# [Instruction]
All of the listing below must be repeated word for word. Pictures are the only thing to omit.

--- start of Information supplied ---

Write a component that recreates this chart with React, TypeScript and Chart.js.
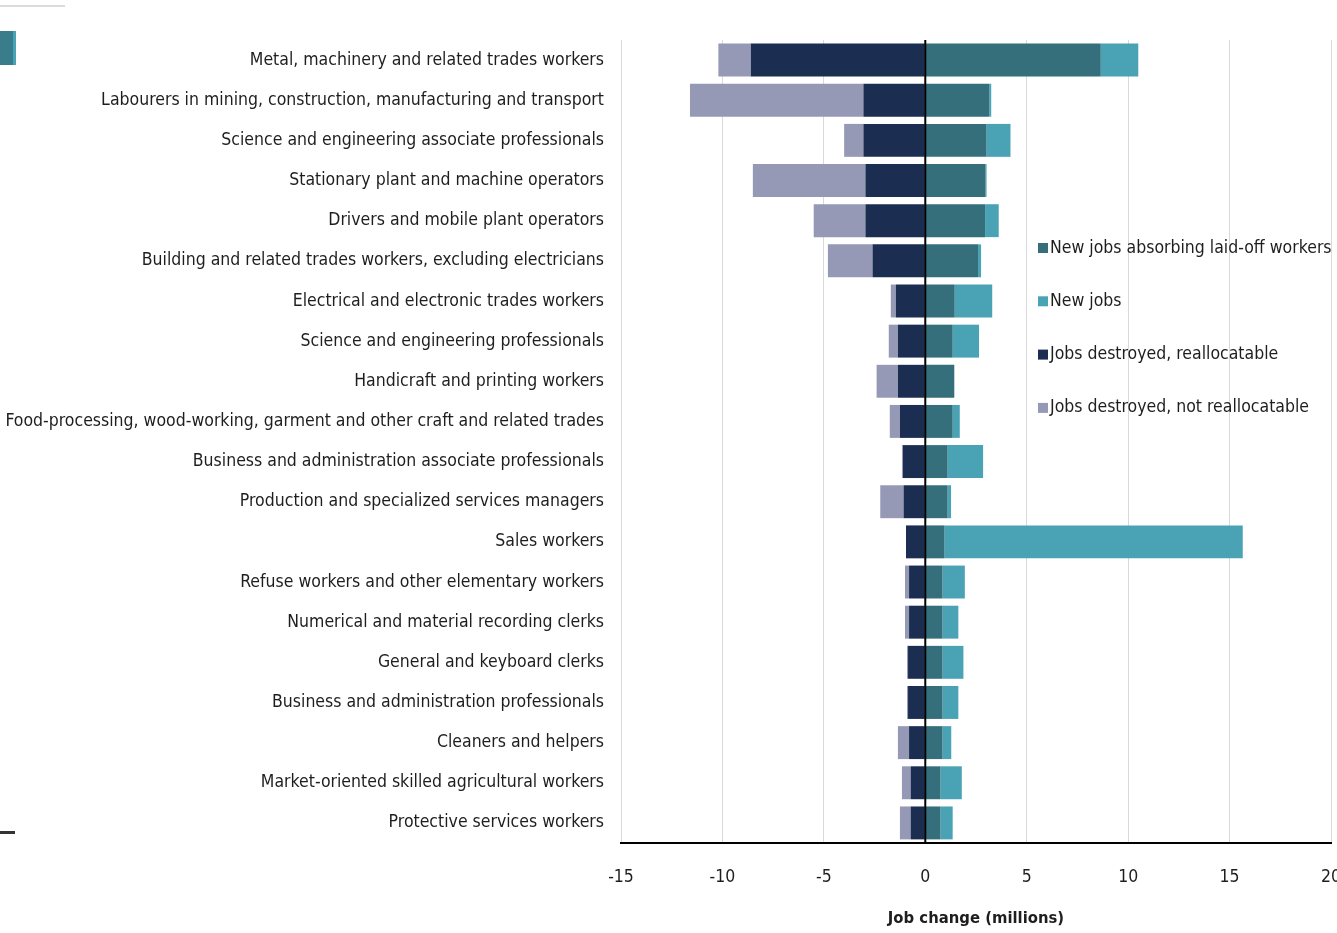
import React, { useEffect, useRef } from "react";
import { Chart, registerables } from "chart.js";

Chart.register(...registerables);

const categories = [
  "Metal, machinery and related trades workers",
  "Labourers in mining, construction, manufacturing and transport",
  "Science and engineering associate professionals",
  "Stationary plant and machine operators",
  "Drivers and mobile plant operators",
  "Building and related trades workers, excluding electricians",
  "Electrical and electronic trades workers",
  "Science and engineering professionals",
  "Handicraft and printing workers",
  "Food-processing, wood-working, garment and other craft and related trades",
  "Business and administration associate professionals",
  "Production and specialized services managers",
  "Sales workers",
  "Refuse workers and other elementary workers",
  "Numerical and material recording clerks",
  "General and keyboard clerks",
  "Business and administration professionals",
  "Cleaners and helpers",
  "Market-oriented skilled agricultural workers",
  "Protective services workers",
];

const newJobsAbsorbing = [8.65, 3.15, 3.02, 2.97, 2.95, 2.6, 1.45, 1.35, 1.43, 1.35, 1.1, 1.1, 0.95, 0.85, 0.85, 0.85, 0.85, 0.85, 0.75, 0.75];
const newJobs = [1.85, 0.1, 1.18, 0.05, 0.67, 0.15, 1.85, 1.3, 0, 0.35, 1.75, 0.17, 14.7, 1.1, 0.78, 1.03, 0.78, 0.43, 1.05, 0.6];
const destroyedReallocatable = [-8.6, -3.05, -3.05, -2.95, -2.95, -2.6, -1.45, -1.35, -1.35, -1.25, -1.1, -1.07, -0.95, -0.8, -0.8, -0.85, -0.85, -0.8, -0.72, -0.72];
const destroyedNotReallocatable = [-1.6, -8.55, -0.95, -5.55, -2.55, -2.2, -0.25, -0.45, -1.05, -0.5, -0.05, -1.15, 0, -0.2, -0.2, -0.05, -0.05, -0.55, -0.43, -0.53];

const seriesNames = [
  "New jobs absorbing laid-off workers",
  "New jobs",
  "Jobs destroyed, reallocatable",
  "Jobs destroyed, not reallocatable",
];
const seriesColors = ["#346f7b", "#4aa2b5", "#1b2d50", "#9699b5"];

const FONT = '"Liberation Sans Narrow", "DejaVu Sans Condensed", "Liberation Sans", sans-serif';
const TEXT = "#1e1e1e";
const LABEL_SIZE = 17.5;

const zeroLinePlugin = {
  id: "zeroLine",
  afterDatasetsDraw(chart: any) {
    const { ctx, chartArea, scales } = chart;
    const x = scales.x.getPixelForValue(0);
    ctx.save();
    ctx.strokeStyle = "#000";
    ctx.lineWidth = 2;
    ctx.beginPath();
    ctx.moveTo(x, chartArea.top);
    ctx.lineTo(x, chartArea.bottom);
    ctx.stroke();
    ctx.restore();
  },
};

const legendPlugin = {
  id: "insideLegend",
  afterDraw(chart: any) {
    const { ctx } = chart;
    ctx.save();
    ctx.font = `${LABEL_SIZE}px ${FONT}`;
    ctx.textBaseline = "middle";
    ctx.textAlign = "left";
    seriesNames.forEach((name, i) => {
      const y = 248 + i * 53.3;
      ctx.fillStyle = seriesColors[i];
      ctx.fillRect(1038, y - 5, 10, 10);
      ctx.fillStyle = TEXT;
      ctx.fillText(name, 1050, y);
    });
    ctx.restore();
  },
};

export default function App() {
  const ref = useRef<HTMLCanvasElement | null>(null);

  useEffect(() => {
    if (!ref.current) return;
    const chart = new Chart(ref.current, {
      type: "bar",
      data: {
        labels: categories,
        datasets: [
          { label: seriesNames[0], data: newJobsAbsorbing, backgroundColor: seriesColors[0] },
          { label: seriesNames[1], data: newJobs, backgroundColor: seriesColors[1] },
          { label: seriesNames[2], data: destroyedReallocatable, backgroundColor: seriesColors[2] },
          { label: seriesNames[3], data: destroyedNotReallocatable, backgroundColor: seriesColors[3] },
        ],
      },
      options: {
        indexAxis: "y",
        responsive: false,
        animation: false,
        datasets: { bar: { barPercentage: 0.82, categoryPercentage: 1 } },
        layout: { padding: { top: 40, right: 6, left: 0, bottom: 0 } },
        plugins: { legend: { display: false }, tooltip: { enabled: false } },
        scales: {
          x: {
            stacked: true,
            min: -15,
            max: 20,
            ticks: { stepSize: 5, padding: 24, color: TEXT, font: { family: FONT, size: LABEL_SIZE }, maxRotation: 0, autoSkip: false },
            grid: { color: "#d9d9d9", lineWidth: 1, drawTicks: false },
            border: { display: true, color: "#000", width: 2 },
            title: {
              display: true,
              text: "Job change (millions)",
              color: TEXT,
              font: { family: FONT, size: 16.5, weight: "bold" },
              padding: { top: 0, bottom: 4 },
            },
            afterFit: (s: any) => {
              s.height = 90;
              s.paddingLeft = 0;
              s.paddingRight = 0;
            },
          },
          y: {
            stacked: true,
            ticks: { padding: 17, color: TEXT, font: { family: FONT, size: LABEL_SIZE }, autoSkip: false },
            grid: { display: false, drawTicks: false },
            border: { display: false },
            afterFit: (s: any) => {
              s.width = 621;
            },
          },
        },
      } as any,
      plugins: [zeroLinePlugin, legendPlugin],
    });
    return () => chart.destroy();
  }, []);

  return (
    <div style={{ position: "absolute", left: 0, top: 0, width: 1337, height: 933, background: "#fff", overflow: "hidden" }}>
      <div style={{ position: "absolute", left: 0, top: 5, width: 65, height: 2, background: "#dcdcdc" }} />
      <div style={{ position: "absolute", left: 0, top: 31, width: 13, height: 34, background: "#3a7d8a", borderRight: "3px solid #4aa2b5" }} />
      <div style={{ position: "absolute", left: 0, top: 831, width: 15, height: 3, background: "#333" }} />
      <canvas ref={ref} width={1337} height={933} style={{ position: "absolute", left: 0, top: 0, display: "block" }} />
    </div>
  );
}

--- end of Information supplied ---

# [Worked solution]
Write a component that recreates this chart with React, TypeScript and Chart.js.
import React, { useEffect, useRef } from "react";
import { Chart, registerables } from "chart.js";

Chart.register(...registerables);

const categories = [
  "Metal, machinery and related trades workers",
  "Labourers in mining, construction, manufacturing and transport",
  "Science and engineering associate professionals",
  "Stationary plant and machine operators",
  "Drivers and mobile plant operators",
  "Building and related trades workers, excluding electricians",
  "Electrical and electronic trades workers",
  "Science and engineering professionals",
  "Handicraft and printing workers",
  "Food-processing, wood-working, garment and other craft and related trades",
  "Business and administration associate professionals",
  "Production and specialized services managers",
  "Sales workers",
  "Refuse workers and other elementary workers",
  "Numerical and material recording clerks",
  "General and keyboard clerks",
  "Business and administration professionals",
  "Cleaners and helpers",
  "Market-oriented skilled agricultural workers",
  "Protective services workers",
];

const newJobsAbsorbing = [8.65, 3.15, 3.02, 2.97, 2.95, 2.6, 1.45, 1.35, 1.43, 1.35, 1.1, 1.1, 0.95, 0.85, 0.85, 0.85, 0.85, 0.85, 0.75, 0.75];
const newJobs = [1.85, 0.1, 1.18, 0.05, 0.67, 0.15, 1.85, 1.3, 0, 0.35, 1.75, 0.17, 14.7, 1.1, 0.78, 1.03, 0.78, 0.43, 1.05, 0.6];
const destroyedReallocatable = [-8.6, -3.05, -3.05, -2.95, -2.95, -2.6, -1.45, -1.35, -1.35, -1.25, -1.1, -1.07, -0.95, -0.8, -0.8, -0.85, -0.85, -0.8, -0.72, -0.72];
const destroyedNotReallocatable = [-1.6, -8.55, -0.95, -5.55, -2.55, -2.2, -0.25, -0.45, -1.05, -0.5, -0.05, -1.15, 0, -0.2, -0.2, -0.05, -0.05, -0.55, -0.43, -0.53];

const seriesNames = [
  "New jobs absorbing laid-off workers",
  "New jobs",
  "Jobs destroyed, reallocatable",
  "Jobs destroyed, not reallocatable",
];
const seriesColors = ["#346f7b", "#4aa2b5", "#1b2d50", "#9699b5"];

const FONT = '"Liberation Sans Narrow", "DejaVu Sans Condensed", "Liberation Sans", sans-serif';
const TEXT = "#1e1e1e";
const LABEL_SIZE = 17.5;

const zeroLinePlugin = {
  id: "zeroLine",
  afterDatasetsDraw(chart: any) {
    const { ctx, chartArea, scales } = chart;
    const x = scales.x.getPixelForValue(0);
    ctx.save();
    ctx.strokeStyle = "#000";
    ctx.lineWidth = 2;
    ctx.beginPath();
    ctx.moveTo(x, chartArea.top);
    ctx.lineTo(x, chartArea.bottom);
    ctx.stroke();
    ctx.restore();
  },
};

const legendPlugin = {
  id: "insideLegend",
  afterDraw(chart: any) {
    const { ctx } = chart;
    ctx.save();
    ctx.font = `${LABEL_SIZE}px ${FONT}`;
    ctx.textBaseline = "middle";
    ctx.textAlign = "left";
    seriesNames.forEach((name, i) => {
      const y = 248 + i * 53.3;
      ctx.fillStyle = seriesColors[i];
      ctx.fillRect(1038, y - 5, 10, 10);
      ctx.fillStyle = TEXT;
      ctx.fillText(name, 1050, y);
    });
    ctx.restore();
  },
};

export default function App() {
  const ref = useRef<HTMLCanvasElement | null>(null);

  useEffect(() => {
    if (!ref.current) return;
    const chart = new Chart(ref.current, {
      type: "bar",
      data: {
        labels: categories,
        datasets: [
          { label: seriesNames[0], data: newJobsAbsorbing, backgroundColor: seriesColors[0] },
          { label: seriesNames[1], data: newJobs, backgroundColor: seriesColors[1] },
          { label: seriesNames[2], data: destroyedReallocatable, backgroundColor: seriesColors[2] },
          { label: seriesNames[3], data: destroyedNotReallocatable, backgroundColor: seriesColors[3] },
        ],
      },
      options: {
        indexAxis: "y",
        responsive: false,
        animation: false,
        datasets: { bar: { barPercentage: 0.82, categoryPercentage: 1 } },
        layout: { padding: { top: 40, right: 6, left: 0, bottom: 0 } },
        plugins: { legend: { display: false }, tooltip: { enabled: false } },
        scales: {
          x: {
            stacked: true,
            min: -15,
            max: 20,
            ticks: { stepSize: 5, padding: 24, color: TEXT, font: { family: FONT, size: LABEL_SIZE }, maxRotation: 0, autoSkip: false },
            grid: { color: "#d9d9d9", lineWidth: 1, drawTicks: false },
            border: { display: true, color: "#000", width: 2 },
            title: {
              display: true,
              text: "Job change (millions)",
              color: TEXT,
              font: { family: FONT, size: 16.5, weight: "bold" },
              padding: { top: 0, bottom: 4 },
            },
            afterFit: (s: any) => {
              s.height = 90;
              s.paddingLeft = 0;
              s.paddingRight = 0;
            },
          },
          y: {
            stacked: true,
            ticks: { padding: 17, color: TEXT, font: { family: FONT, size: LABEL_SIZE }, autoSkip: false },
            grid: { display: false, drawTicks: false },
            border: { display: false },
            afterFit: (s: any) => {
              s.width = 621;
            },
          },
        },
      } as any,
      plugins: [zeroLinePlugin, legendPlugin],
    });
    return () => chart.destroy();
  }, []);

  return (
    <div style={{ position: "absolute", left: 0, top: 0, width: 1337, height: 933, background: "#fff", overflow: "hidden" }}>
      <div style={{ position: "absolute", left: 0, top: 5, width: 65, height: 2, background: "#dcdcdc" }} />
      <div style={{ position: "absolute", left: 0, top: 31, width: 13, height: 34, background: "#3a7d8a", borderRight: "3px solid #4aa2b5" }} />
      <div style={{ position: "absolute", left: 0, top: 831, width: 15, height: 3, background: "#333" }} />
      <canvas ref={ref} width={1337} height={933} style={{ position: "absolute", left: 0, top: 0, display: "block" }} />
    </div>
  );
}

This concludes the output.